Robert Harmon: Exactly.
Bill Inmon: But when you tell a Porsche fanatic that you like the 914, they automatically think of you as a real wimp. But I love they're my 914.
Robert Harmon: wonderful cars.
Bill Inmon: It was a wonderful car.
Robert Harmon: yeah, I've owned a couple of them and they're absolutely wonderful cars. They're not gonna tear anything up on the, compared to modern cars, but it's a delightful experience. Everyone should do it once.
Bill Inmon: You don't know what driving is like until you've driven a 914.

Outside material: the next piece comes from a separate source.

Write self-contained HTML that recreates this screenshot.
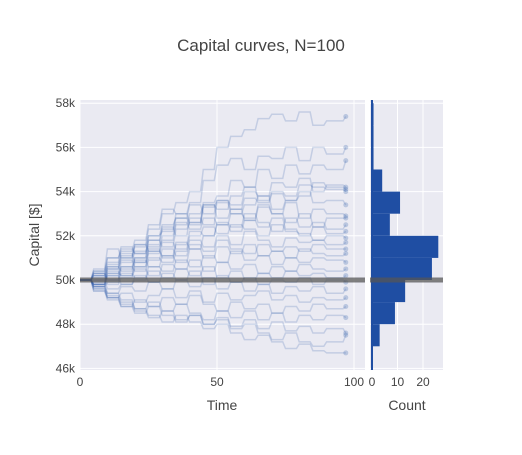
<!DOCTYPE html>
<html><head><meta charset="utf-8"><style>
body{margin:0;background:#fff;font-family:"Liberation Sans",sans-serif}
svg text{font-family:"Liberation Sans",sans-serif;fill:#444}
</style></head><body>
<svg id="c" width="522" height="450">
<rect width="522" height="450" fill="#fff"/>
<text x="261" y="51" text-anchor="middle" font-size="17">Capital curves, N=100</text>
<rect x="80" y="100" width="285" height="270" fill="#eaeaf2"/>
<rect x="370" y="100" width="73" height="270" fill="#eaeaf2"/>
<g id="grid"></g><g id="curves"></g><g id="hist"></g><g id="axes"></g>
<text x="222" y="410" text-anchor="middle" font-size="14">Time</text>
<text x="407" y="410" text-anchor="middle" font-size="14">Count</text>
<text transform="translate(39,235) rotate(-90)" text-anchor="middle" font-size="14">Capital [$]</text>
</svg>
<script>
const times=[0,5,10,15,20,25,30,35,40,45,50,55,60,65,70,75,80,85,90,97];
const curves=[
[50,50.5,51.4,51,51.6,52.3,53,53.5,54,55,56,56.5,56.8,57.3,57.5,57.2,57.6,57,57.2,57.4],
[50,50.3,51,51.3,51.8,52.5,53.2,53,53.5,54.5,55.2,55.5,55,55.6,55.5,56,55.4,56,55.7,56],
[50,49.8,50.5,51,51.5,52,52.2,53,52.6,53.5,53.8,54.5,54.2,55,54.6,55.2,54.8,55.2,55,55.4],
[50,50.4,50.8,51.4,51.2,52,52.5,52.8,53.4,53,53.6,53.4,54,53.8,54.4,54.2,54.6,54,54.3,54.2],
[50,50.2,50.6,50.4,51,51.5,51.8,52.5,53,53.4,53.2,53.8,54.2,53.6,54,53.8,54.3,54.2,54.1,54],
[50,49.7,50.2,50.8,51.3,51.6,52.4,52,52.8,52.5,53.5,53,53.4,53.8,53.2,53.6,54,53.5,53.6,53.4],
[50,50.3,50,50.6,51,51.8,51.5,52.3,52.6,53.4,52.8,53.2,52.7,53.3,53,53.5,52.8,53.2,53,52.9],
[50,49.8,50.3,50.2,50.8,51.4,51,51.6,52.2,52,52.6,52.4,53,52.6,52.2,52.8,52.4,52.6,52.3,52.5],
[50,50.2,50.7,51.2,50.8,51.2,51.7,51.4,52,52.4,52.1,52.5,52.3,52,52.5,52.2,52.1,51.8,52,51.9],
[50,50,50.4,50.2,50.6,51,50.8,51.3,51.8,51.5,52,51.6,52.2,51.8,51.5,51.9,51.7,51.8,51.6,51.7],
[50,49.8,50.3,50.6,50.4,50.9,51.4,51.1,51.6,51.3,51.8,51.4,51.2,51.6,51.3,51.5,51.3,51.6,51.4,51.4],
[50,50.3,50,50.5,50.9,50.6,51.1,50.8,51.4,51,51.5,51.2,51.6,51.1,51.3,51,51.4,51.2,51.1,51.2],
[50,49.7,49.9,50.3,50.1,50.6,50.4,50.9,50.6,51.1,50.8,51.3,50.9,51.1,50.7,51,50.8,51,50.9,50.8],
[50,50.2,49.8,50.1,50.5,50.2,50.7,50.5,50.9,50.4,50.8,50.5,50.7,50.3,50.6,50.4,50.7,50.5,50.4,50.5],
[50,49.8,50.2,49.8,50,50.4,50.1,50.5,50.2,50.6,50.1,50.4,50,50.3,50.1,50.4,50.2,50.3,50.1,50.2],
[50,50,49.6,49.8,50.2,49.9,50.3,50,50.4,49.8,50.2,49.9,50.1,49.8,50,49.9,50.1,49.8,50,49.9],
[50,49.7,49.4,49.7,49.5,49.9,49.6,50,49.7,50.1,49.6,49.9,49.5,49.8,49.4,49.7,49.5,49.7,49.4,49.6],
[50,49.6,49.2,49.4,49,49.3,49.6,49.2,49.5,49,49.4,49.1,49.3,49.5,49.1,49.3,49,49.2,49.1,49.2],
[50,49.5,49.1,48.8,49.1,48.8,49.2,48.9,49.3,48.9,48.6,49,48.7,48.9,48.5,48.8,48.6,48.9,48.7,48.8],
[50,49.7,49.3,49,48.7,49,48.6,48.9,48.5,48.2,48.6,48.3,48.6,48.2,48.5,48.1,48.4,48.2,48.4,48.3],
[50,49.5,49.2,48.9,48.6,48.3,48.6,48.2,48.4,48,48.3,47.9,48.2,47.8,48.1,47.7,47.9,47.6,47.8,47.6],
[50,49.6,49.2,48.8,48.5,48.8,48.4,48.1,48.4,48,48.2,47.8,48,47.6,47.3,47.6,47.2,47,47.2,47.5],
[50,49.8,49.4,49.1,48.7,48.4,48.1,48.4,48.1,47.8,48,47.6,47.3,47.5,47.2,46.9,47.1,46.8,46.7,46.7],
[50,50.4,51,51.5,51.2,51.8,52.3,52.8,52.5,53.3,53.6,53.2,53.7,53.5,53.9,53.6,53.8,54.4,54.2,54.1],
[50,50.1,50.6,51.1,51.6,51.3,52,52.6,52.3,52.8,52.5,53,52.8,53.4,53,52.6,53,52.4,52.8,52.8],
[50,49.9,50.5,50.9,50.6,51.3,51.1,51.7,51.4,52,52.5,52.2,52.7,52.4,52.8,52.3,52,52.4,52.1,52.2]
];
const histBins=[47,48,49,50,51,52,53,54,55,56,57];
const histCounts=[3,9,13,23.5,26,7,11,4,0.6,0.6,0.6];
const yTicks=[46,48,50,52,54,56,58];
const xTicks=[0,50,100];
const cTicks=[0,10,20];
const NS="http://www.w3.org/2000/svg";
const X=t=>80+t*2.74, Y=v=>280-(v-50)*22.1, C=c=>372+c*2.55;
function mk(tag,attrs,parent){const e=document.createElementNS(NS,tag);for(const k in attrs)e.setAttribute(k,attrs[k]);document.getElementById(parent).appendChild(e);return e;}
yTicks.forEach(v=>{
 let g=mk('line',{x1:80,x2:365,y1:Y(v),y2:Y(v),stroke:'#fff','stroke-width':1},'grid');
 
 
 let g2=mk('line',{x1:370,x2:443,y1:Y(v),y2:Y(v),stroke:'#fff','stroke-width':1},'grid');
 
 
 let t=mk('text',{x:75,y:Y(v)+4,'text-anchor':'end','font-size':12},'axes');t.textContent=v+'k';
 
 
});
xTicks.forEach(v=>{
 let g=mk('line',{x1:X(v),x2:X(v),y1:100,y2:370,stroke:'#fff','stroke-width':1},'grid');
 
 
 let t=mk('text',{x:X(v),y:386,'text-anchor':'middle','font-size':12},'axes');t.textContent=v;
 
 
});
cTicks.forEach(v=>{
 let g=mk('line',{x1:C(v),x2:C(v),y1:100,y2:370,stroke:'#fff','stroke-width':1},'grid');
 
 
 let t=mk('text',{x:C(v),y:386,'text-anchor':'middle','font-size':12},'axes');t.textContent=v;
 
 
});
curves.forEach((c,k)=>{
 let d='';c.forEach((v,i)=>{d+=(i?'L':'M')+X(times[i])+','+Y(v)+(i<c.length-1?'H'+X(times[i+1]-1):'');});
 let p=mk('path',{d:d,fill:'none',stroke:'#2c5aa8','stroke-width':1.5,'stroke-opacity':0.2},'curves');
 
 
 let m=mk('circle',{cx:X(times[times.length-1]),cy:Y(c[c.length-1]),r:2.5,fill:'#2c5aa8','fill-opacity':0.25},'curves');
 
 
});
let base=mk('line',{x1:80,x2:365,y1:Y(50),y2:Y(50),stroke:'#555','stroke-width':5,'stroke-opacity':0.75},'curves');


histBins.forEach((b,i)=>{
 let r=mk('rect',{x:C(0),y:Y(b+1),width:histCounts[i]*2.55,height:Y(b)-Y(b+1),fill:'#1f4ea3'},'hist');
 
 
});
let zl=mk('line',{x1:C(0),x2:C(0),y1:100,y2:370,stroke:'#1f4ea3','stroke-width':2},'hist');


let hb=mk('line',{x1:370,x2:443,y1:Y(50),y2:Y(50),stroke:'#555','stroke-width':5,'stroke-opacity':0.75},'hist');


</script>
</body></html>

Robert Harmon: Awful experience. Well, there are some things to it. The transmission, the shift forks, I swear were designed for a tractor.
Bill Inmon: Yep.
Robert Harmon: So you do have to get your, you know, you got to know what you're doing to a little bit, to a solid extent. And then they're great little cars once you get them figured out, but they're a little quirky.
Bill Inmon: Yep.
Robert Harmon: Well, I don't know as I had a whole lot more at this point. Benjamin, you've been very quiet.
Benjamin: I've been asking tons of questions.
Robert Harmon: Okay. Well, maybe it's time to start winding this down.
Benjamin: Sure. So Bill, it was an absolute pleasure having you on the show, getting to know you. Thanks for everything. Thanks again for all of the kind of, yeah, making the data industry what it is today. It was an absolute pleasure having you on. Yeah. I hope you have a great rest of your day.
Bill Inmon: Thank you so much, Benjamin. Robert, nice talking with you. We'll talk again.
Robert Harmon: All right, we'll talk to you later, Bill.